On more than 100,000 acres of land along the California coast, the newly-named Vandenberg Space Force Base powers 16,000 jobs and generates $4.5 billion annually for Santa Barbara and San Luis Obispo counties.

A new plan aims to grow that to $6 billion and an additional 2,000 jobs per year over the next decade.

“The global market for launch is a key leading indicator for the industry generally and of course, Vandenberg is ideally positioned to compete extremely effectively,” Andrew Hackleman, COO of REACH, said.

A recent study found military and commercial interests at Vandenberg could result in vast economic expansion

“California and the Western Range is a place where a lot of these companies and newer technologies want to be and need to be,” Dee Dee Meyers, director of the Governor’s Office of Business and Economic Development (Go-Biz) said.

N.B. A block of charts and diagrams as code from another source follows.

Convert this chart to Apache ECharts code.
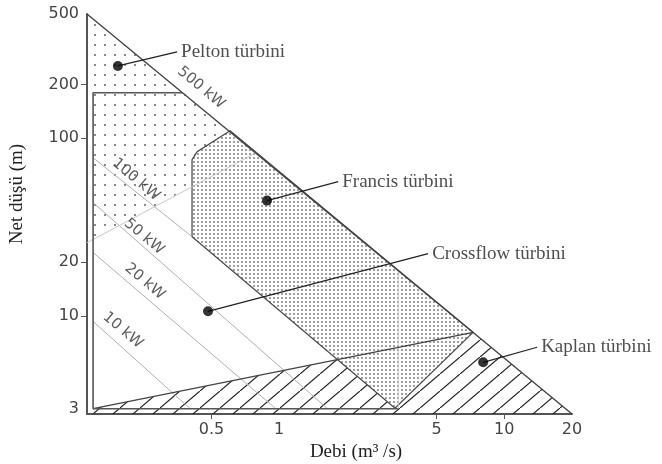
<!DOCTYPE html>
<html>
<head>
<meta charset="utf-8">
<title>Türbin seçim diyagramı</title>
<script src="https://cdn.jsdelivr.net/npm/echarts@6/dist/echarts.min.js"></script>
<style>
  html, body { margin: 0; padding: 0; background: #fff; }
  #chart { width: 662px; height: 464px; }
</style>
</head>
<body>
<div id="chart"></div>
<script>
// eksenler
const debiRange = [0.14, 20]
const dusuRange = [2.8, 500]
const debiTicks = [0.5, 1, 5, 10, 20]
const debiTickMarks = [0.5, 5, 10]
const dusuTicks = [3, 10, 20, 100, 200, 500]
const dusuTickMarks = [10, 20, 100, 200]

// bölgeler, noktalar [debi m3/s, düşü m]
const peltonArea = [[0.14, 500], [0.605, 110], [0.432, 83.9], [0.41, 75.6], [0.41, 53.3], [0.14, 25.8]]
const francisArea = [[0.605, 110], [7.27, 8.07], [3.27, 3.02], [0.41, 27.9], [0.41, 75.6], [0.432, 83.9]]
const kaplanArea = [[0.149, 3.0], [7.27, 8.07], [20, 2.8], [0.149, 2.8]]
const crossflowBox = [[3.38, 3.0], [0.149, 3.0], [0.149, 180], [0.374, 180]]
const crossflowRight = [[3.38, 18.0], [3.38, 3.0]]
const kaplanTop = [[0.149, 3.0], [7.27, 8.07]]
const peltonLower = [[0.14, 25.8], [0.79, 82.8]]

// güç çizgileri
const line500kW = [[0.14, 500], [20, 2.8]]
const line100kW = [[0.149, 77.6], [0.41, 27.9]]
const line50kW = [[0.149, 43.4], [1.63, 3.02]]
const line20kW = [[0.149, 22.7], [0.96, 3.02]]
const line10kW = [[0.149, 9.3], [0.40, 3.02]]
const powerLabels = ['500 kW', '100 kW', '50 kW', '20 kW', '10 kW']
const powerLabelAt = [[0.45, 192], [0.231, 58.4], [0.251, 27.9], [0.253, 15.6], [0.202, 8.28]]

// türbinler
const turbineNames = ['Pelton türbini', 'Francis türbini', 'Crossflow türbini', 'Kaplan türbini']
const turbinePoints = [[0.192, 255], [0.883, 44.5], [0.483, 10.6], [8.06, 5.47]]
const leaderEnds = [[0.352, 306], [1.83, 56.9], [4.59, 22.4], [14, 6.65]]

function makePattern (w, h, draw) {
  const c = document.createElement('canvas')
  c.width = w
  c.height = h
  draw(c.getContext('2d'))
  return { image: c, repeat: 'repeat' }
}

const hatch = makePattern(20, 17, ctx => {
  ctx.strokeStyle = '#222'
  ctx.lineWidth = 1.2
  ctx.beginPath()
  ctx.moveTo(-2, 18.7)
  ctx.lineTo(22, -1.7)
  ctx.stroke()
})
const sparseDots = makePattern(10, 10, ctx => {
  ctx.fillStyle = '#888'
  ctx.fillRect(4, 4, 2, 2)
})
const denseDots = makePattern(4, 4, ctx => {
  ctx.fillStyle = '#fff'
  ctx.fillRect(0, 0, 4, 4)
  ctx.fillStyle = '#a0a0a0'
  ctx.fillRect(1, 1, 2, 2)
})

function area (points, fill, stroke, z) {
  return {
    type: 'custom',
    silent: true,
    z,
    data: points,
    renderItem (params, api) {
      if (params.dataIndex !== 0) return null
      return {
        type: 'polygon',
        shape: { points: points.map(p => api.coord(p)) },
        style: { fill, stroke: stroke || null, lineWidth: 1.2 }
      }
    }
  }
}

function line (data, color, width, z) {
  return {
    type: 'line',
    data,
    z,
    silent: true,
    symbol: 'none',
    lineStyle: { color, width },
    emphasis: { disabled: true }
  }
}

const series = [
  area(kaplanArea, hatch, null, 1),
  area(peltonArea, sparseDots, null, 2),
  area(francisArea, denseDots, '#444', 3),
  line(line100kW, '#b0b0b0', 1, 4),
  line(line50kW, '#b0b0b0', 1, 4),
  line(line20kW, '#b0b0b0', 1, 4),
  line(line10kW, '#b0b0b0', 1, 4),
  line(peltonLower, '#c8c8c8', 1, 4),
  line(crossflowRight, '#c8c8c8', 1, 4),
  line(line500kW, '#444', 1.4, 5),
  line(kaplanTop, '#444', 1.3, 5),
  line(crossflowBox, '#555', 1.6, 5)
]
turbinePoints.forEach((p, i) => {
  series.push(line([p, leaderEnds[i]], '#222', 1.2, 6))
})
series.push({
  type: 'scatter',
  silent: true,
  z: 7,
  data: turbinePoints,
  symbolSize: 10,
  itemStyle: { color: '#000' }
})
series.push({
  type: 'scatter',
  silent: true,
  z: 7,
  symbolSize: 0,
  data: leaderEnds.map((p, i) => ({ value: p, name: turbineNames[i] })),
  label: {
    show: true,
    position: 'right',
    distance: 4,
    formatter: '{b}',
    fontFamily: 'Liberation Serif',
    fontSize: 19,
    color: '#222'
  }
})
series.push({
  type: 'scatter',
  silent: true,
  z: 7,
  symbolSize: 0,
  data: powerLabelAt.map((p, i) => ({ value: p, name: powerLabels[i] })),
  label: {
    show: true,
    position: 'inside',
    rotate: -40,
    formatter: '{b}',
    fontFamily: 'DejaVu Sans',
    fontSize: 15,
    color: '#333'
  }
})

const chart = echarts.init(document.getElementById('chart'), null, { renderer: 'canvas' })
chart.setOption({
  animation: false,
  backgroundColor: '#fff',
  grid: { left: 87, right: 90, top: 14, bottom: 50, containLabel: false, outerBoundsMode: 'none' },
  xAxis: {
    type: 'log',
    min: debiRange[0],
    max: debiRange[1],
    name: 'Debi (m³ /s)',
    nameLocation: 'middle',
    nameGap: 27,
    nameTextStyle: { fontFamily: 'Liberation Serif', fontSize: 19, color: '#222', padding: [0, 0, 0, 53] },
    axisLine: { show: true, lineStyle: { color: '#555', width: 2 } },
    axisTick: { show: true, customValues: debiTickMarks, length: 5, lineStyle: { color: '#555' } },
    axisLabel: {
      customValues: debiTicks,
      formatter: v => String(v),
      margin: 8,
      fontFamily: 'DejaVu Sans',
      fontSize: 16,
      color: '#444'
    },
    splitLine: { show: false },
    minorTick: { show: false }
  },
  yAxis: {
    type: 'log',
    min: dusuRange[0],
    max: dusuRange[1],
    name: 'Net düşü (m)',
    nameLocation: 'middle',
    nameRotate: 90,
    nameGap: 60,
    nameTextStyle: { fontFamily: 'Liberation Serif', fontSize: 19, color: '#222', padding: [0, 0, 0, 40] },
    axisLine: { show: true, lineStyle: { color: '#555', width: 2 } },
    axisTick: { show: true, customValues: dusuTickMarks, length: 6, lineStyle: { color: '#555' } },
    axisLabel: {
      customValues: dusuTicks,
      formatter: v => String(v),
      margin: 8,
      fontFamily: 'DejaVu Sans',
      fontSize: 16,
      color: '#444'
    },
    splitLine: { show: false },
    minorTick: { show: false }
  },
  series
})
</script>
</body>
</html>
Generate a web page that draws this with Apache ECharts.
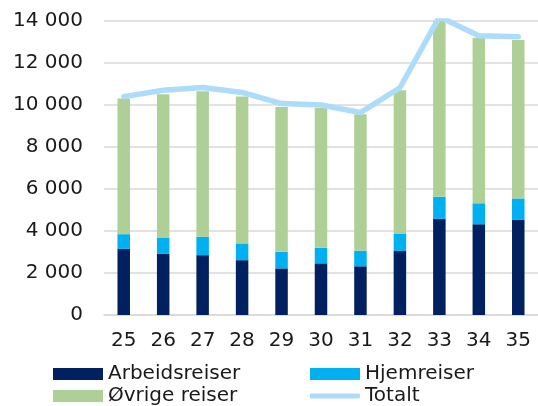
<!DOCTYPE html>
<html>
<head>
<meta charset="utf-8">
<script src="https://cdn.jsdelivr.net/npm/echarts@6/dist/echarts.min.js"></script>
<style>
  html, body { margin: 0; padding: 0; background: #fff; }
  #chart { width: 538px; height: 406px; }
</style>
</head>
<body>
<div id="chart"></div>
<script>
// uker
var categories = ['25', '26', '27', '28', '29', '30', '31', '32', '33', '34', '35'];
var arbeidsreiser = [3150, 2910, 2850, 2610, 2220, 2460, 2320, 3050, 4580, 4320, 4530];
var hjemreiser = [700, 780, 880, 800, 790, 740, 740, 810, 1050, 1000, 1020];
var ovrigeReiser = [6460, 6820, 6920, 7000, 6900, 6660, 6500, 6840, 8500, 7880, 7540];
var totalt = [10400, 10700, 10830, 10600, 10070, 10000, 9640, 10820, 14200, 13300, 13250];

var font = '"DejaVu Sans", sans-serif';
var textColor = '#1a1a1a';

function legendAt(name, left, top, extra) {
    var lg = {
        data: [name],
        left: left,
        top: top,
        itemWidth: 50,
        itemHeight: 12,
        itemGap: 6,
        icon: 'rect',
        textStyle: { fontFamily: font, fontSize: 20, color: textColor, padding: [0, 0, 0, 0] },
        padding: 0
    };
    if (extra) {
        for (var k in extra) lg[k] = extra[k];
    }
    return lg;
}

var myChart = echarts.init(document.getElementById('chart'));
var option = {
    animation: false,
    grid: { left: 104, right: -2, top: 21, bottom: 91 },
    legend: [
        legendAt('Arbeidsreiser', 53, 364),
        legendAt('Hjemreiser', 310, 364),
        legendAt('Øvrige reiser', 53, 386),
        legendAt('Totalt', 310, 386, { icon: 'roundRect', itemHeight: 5 })
    ],
    xAxis: {
        type: 'category',
        data: categories,
        axisLine: { lineStyle: { color: '#d9d9d9', width: 1.5 } },
        axisTick: { show: false },
        axisLabel: { fontFamily: font, fontSize: 20, color: textColor, margin: 16 }
    },
    yAxis: {
        type: 'value',
        min: 0,
        max: 14000,
        interval: 2000,
        axisLine: { show: false },
        axisTick: { show: false },
        splitLine: { lineStyle: { color: '#d9d9d9', width: 1.5 } },
        axisLabel: {
            fontFamily: font, fontSize: 20, color: textColor, margin: 21,
            formatter: function (v) {
                return String(v).replace(/\B(?=(\d{3})+(?!\d))/g, ' ');
            }
        }
    },
    series: [
        { name: 'Arbeidsreiser', type: 'bar', stack: 'sum', barWidth: 12.5, data: arbeidsreiser,
          itemStyle: { color: '#002060' } },
        { name: 'Hjemreiser', type: 'bar', stack: 'sum', barWidth: 12.5, data: hjemreiser,
          itemStyle: { color: '#00b0f0' } },
        { name: 'Øvrige reiser', type: 'bar', stack: 'sum', barWidth: 12.5, data: ovrigeReiser,
          itemStyle: { color: '#aed096' } },
        { name: 'Totalt', type: 'line', data: totalt, symbol: 'none', smooth: false,
          lineStyle: { color: '#addcfa', width: 5.5, cap: 'round', join: 'round' },
          itemStyle: { color: '#addcfa' } }
    ]
};
myChart.setOption(option);
</script>
</body>
</html>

In addition, the base could allow private companies to launch on a proposed commercial space enterprise zone.

“We’re envisioning space that is more accessible to the community, more accessible to our partners and yet approximate to the launch capability,” said Col. Joe Tringe, the individual mobilization augmentee to the Vandenberg Space Launch Delta 30 commander. “These enable these proliferated constellations, which allow for those imaging missions and weather missions that are going to be so important across the board. And because they’re important for both the DOD and for commercial partners, we can envision sharing infrastructure that’s going to allow them to be launched more frequently and be maintained.”

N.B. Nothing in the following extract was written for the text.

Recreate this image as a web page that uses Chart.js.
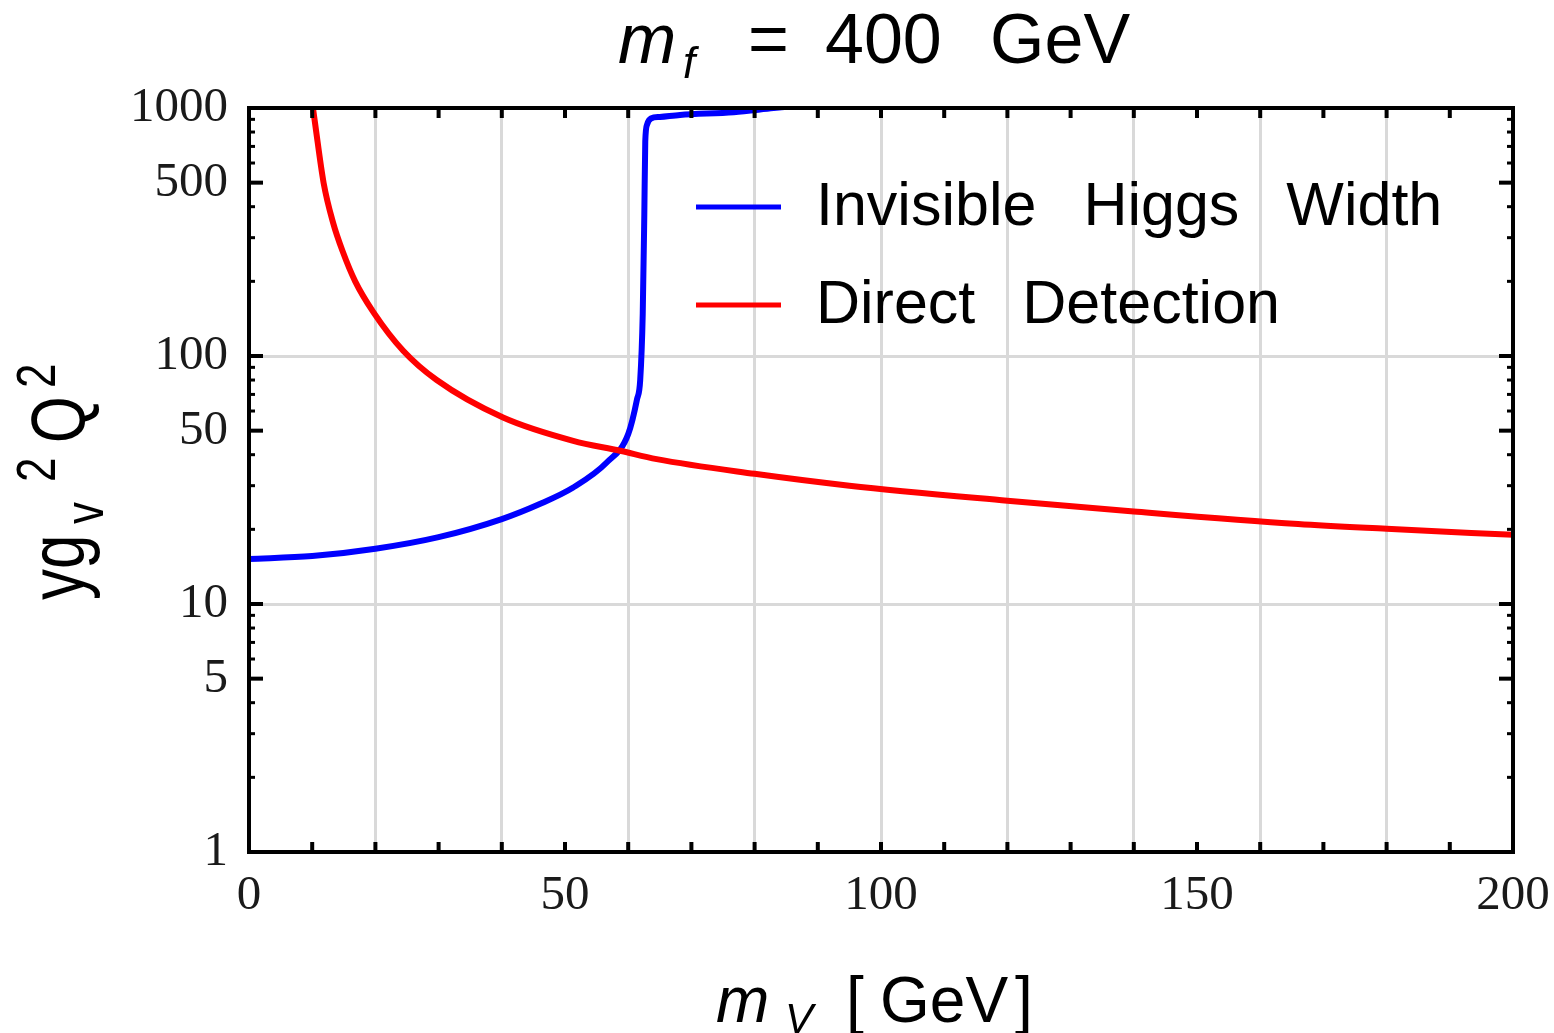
<!DOCTYPE html>
<html>
<head>
<meta charset="utf-8">
<script src="https://cdn.jsdelivr.net/npm/chart.js@4.4.1/dist/chart.umd.min.js"></script>
<style>
  html, body { margin: 0; padding: 0; background: #fff; }
</style>
</head>
<body>
<canvas id="plot" width="1554" height="1033"></canvas>
<script>
// --- data (m_f = 400 GeV) ---
const higgsMass     = [0, 10, 20, 30, 40, 46, 51.3, 56.6, 60.0, 61.4, 61.9, 62.3, 62.55, 62.7, 63.0, 63.6, 65, 68.2, 76.7, 83, 90];
const higgsCoupling = [15.2, 15.6, 16.7, 18.6, 22.0, 25.3, 29.5, 37.2, 48.4, 67, 80, 148, 373, 733, 859, 907, 920, 938, 962, 1000, 1040];

const ddMass     = [9.9, 10.5, 11.8, 13.3, 14.8, 16.8, 19.7, 24.4, 29.7, 40.2, 51.3, 58.7, 64.5, 80, 95, 120, 140, 166, 180, 200];
const ddCoupling = [1100, 850, 500, 345, 265, 200, 150, 105, 80, 56.5, 45.5, 41.5, 38.4, 33.5, 30.0, 26.1, 23.6, 21.0, 20.1, 19.0];

const seriesLabels = ['Invisible Higgs Width', 'Direct Detection'];
const seriesColors = ['#0000ff', '#ff0000'];

const xLabelTicks = [0, 50, 100, 150, 200];
const xGridLines  = [20, 40, 60, 80, 100, 120, 140, 160, 180];
const yLabelTicks = [1, 5, 10, 50, 100, 500, 1000];
const yGridLines  = [10, 100, 1000];
const yMinorTicks = [2, 3, 4, 6, 7, 8, 9, 20, 30, 40, 60, 70, 80, 90, 200, 300, 400, 600, 700, 800, 900];

const SANS = '"Liberation Sans", Arial, Helvetica, sans-serif';
const SERIF = '"Liberation Serif", "Times New Roman", serif';

function toPoints(xs, ys) { return xs.map((x, i) => ({ x, y: ys[i] })); }

// frame with inward ticks on all four sides, drawn over the curves
const framePlugin = {
  id: 'frame',
  afterDatasetsDraw(chart) {
    const { ctx, chartArea: a, scales: { x, y } } = chart;
    ctx.save();
    ctx.fillStyle = '#000';
    for (let v = 10; v < 200; v += 10) {
      const px = x.getPixelForValue(v);
      ctx.fillRect(px - 2, a.bottom - 10, 4, 10);
      ctx.fillRect(px - 2, a.top, 4, 10);
    }
    yMinorTicks.forEach(v => {
      const py = y.getPixelForValue(v);
      ctx.fillRect(a.left, py - 1.5, 6, 3);
      ctx.fillRect(a.right - 6, py - 1.5, 6, 3);
    });
    yLabelTicks.forEach(v => {
      const py = y.getPixelForValue(v);
      ctx.fillRect(a.left, py - 2, 14, 4);
      ctx.fillRect(a.right - 14, py - 2, 14, 4);
    });
    ctx.lineWidth = 4;
    ctx.strokeStyle = '#000';
    ctx.strokeRect(a.left, a.top, a.right - a.left, a.bottom - a.top);
    ctx.restore();
  }
};

// legend inside the plot, title and axis titles with sub/superscripts
const textPlugin = {
  id: 'texts',
  afterDraw(chart) {
    const { ctx, chartArea: a } = chart;
    ctx.save();
    ctx.fillStyle = '#000';
    ctx.textBaseline = 'alphabetic';

    // legend (wide word gaps, as in the reference)
    seriesLabels.forEach((lab, i) => {
      const ly = a.top + 99 + i * 98;
      ctx.strokeStyle = seriesColors[i];
      ctx.lineWidth = 5;
      ctx.beginPath();
      ctx.moveTo(a.left + 447, ly);
      ctx.lineTo(a.left + 532, ly);
      ctx.stroke();
      ctx.font = '61px ' + SANS;
      let tx = a.left + 567;
      lab.split(' ').forEach(word => {
        ctx.fillText(word, tx, ly + 18);
        tx += ctx.measureText(word).width + 47;
      });
    });

    // title: m_f = 400 GeV
    ctx.font = 'italic 70px ' + SANS;
    ctx.fillText('m', 618, 63);
    ctx.font = 'italic 44px ' + SANS;
    ctx.fillText('f', 683, 78);
    ctx.font = '70px ' + SANS;
    ctx.fillText('=', 748, 63);
    ctx.fillText('400', 825, 63);
    ctx.fillText('GeV', 990, 63);

    // x title: m_V [ GeV]
    ctx.font = 'italic 64px ' + SANS;
    ctx.fillText('m', 716, 1022);
    ctx.font = 'italic 42px ' + SANS;
    ctx.fillText('V', 785, 1033);
    ctx.font = '64px ' + SANS;
    ctx.fillText('[', 846, 1022);
    ctx.fillText('GeV', 880, 1022);
    ctx.fillText(']', 1015, 1022);

    // y title: y g_v ^2 Q^2, rotated and stretched like the reference
    ctx.translate(84, 600);
    ctx.rotate(-Math.PI / 2);
    ctx.scale(1, 1.26);
    ctx.font = '62px ' + SANS;
    ctx.fillText('yg', 0, 0);
    ctx.font = '44px ' + SANS;
    ctx.fillText('v', 76, 15);
    ctx.fillText('2', 118, -23);
    ctx.font = '60px ' + SANS;
    ctx.fillText('Q', 157, 0);
    ctx.font = '44px ' + SANS;
    ctx.fillText('2', 212, -23);
    ctx.restore();
  }
};

new Chart(document.getElementById('plot'), {
  type: 'line',
  data: {
    datasets: [
      {
        label: seriesLabels[0],
        data: toPoints(higgsMass, higgsCoupling),
        borderColor: seriesColors[0],
        borderWidth: 6,
        pointRadius: 0,
        cubicInterpolationMode: 'monotone',
        order: 1
      },
      {
        label: seriesLabels[1],
        data: toPoints(ddMass, ddCoupling),
        borderColor: seriesColors[1],
        borderWidth: 6,
        pointRadius: 0,
        cubicInterpolationMode: 'monotone',
        order: 0
      }
    ]
  },
  options: {
    responsive: false,
    animation: false,
    devicePixelRatio: 1,
    layout: { padding: { top: 108, right: 41, left: 0, bottom: 0 } },
    plugins: { legend: { display: false }, tooltip: { enabled: false }, title: { display: false } },
    scales: {
      x: {
        type: 'linear', min: 0, max: 200,
        afterFit: s => { s.height = 181; },
        afterBuildTicks: s => { s.ticks = xLabelTicks.concat(xGridLines.filter(v => v % 50 !== 0)).sort((p, q) => p - q).map(v => ({ value: v })); },
        border: { display: false },
        grid: {
          drawTicks: false,
          lineWidth: 3,
          color: c => xGridLines.includes(c.tick.value) ? '#d9d9d9' : 'rgba(0,0,0,0)'
        },
        ticks: {
          autoSkip: false, maxRotation: 0, padding: 4,
          color: '#1a1a1a',
          font: { family: SERIF, size: 49, lineHeight: '80px' },
          callback: v => xLabelTicks.includes(v) ? String(v) : ''
        }
      },
      y: {
        type: 'logarithmic', min: 1, max: 1000,
        afterFit: s => { s.width = 249; },
        afterBuildTicks: s => { s.ticks = yLabelTicks.map(v => ({ value: v })); },
        border: { display: false },
        grid: {
          drawTicks: false,
          lineWidth: 3,
          color: c => yGridLines.includes(c.tick.value) ? '#d9d9d9' : 'rgba(0,0,0,0)'
        },
        ticks: {
          padding: 21,
          color: '#1a1a1a',
          font: { family: SERIF, size: 49 },
          callback: v => String(v)
        }
      }
    }
  },
  plugins: [framePlugin, textPlugin]
});
</script>
</body>
</html>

With increased investments in the industry, local leaders aspire to compete with Cape Canaveral Space Force Station.

“My office is working with the Air Force now to develop policies to address some of the barriers identified in the report that prevent much-needed investments for infrastructure on the base and expand launch capabilities,” 24th District Representative Salud Carbajal said.

The plan could also foster highly skilled talent and good-paying jobs.

“This plan is a win-win,” Cal Poly President Jeffrey Armstrong said. “Cal Poly, UC Santa Barbara, Allan Hancock College and Cuesta Community College benefit through access to cutting edge technology and experts, through entrepreneurial and internship opportunities for faculty and students, through the enhancement of vibrant, local communities and through the creation of more local career opportunities for our many graduates.”

Several projects, from on-base launchpad improvements to off-base roads, are already underway.

The master plan is currently in phase one which is expected to be complete in the coming weeks.

The $450 billion global space industry is expected to reach a multi-trillion dollar level in three decades, according to experts.

The Central Coast economy is bracing for impact once the Diablo Canyon Nuclear Power Plant is decommissioned. Many hope Vandenberg and the local space race will fill the economic hole.

REACH has also formed a bipartisan coalition made up of several local, state, and federal organizations to figure out what happens after Diablo Canyon is decommissioned.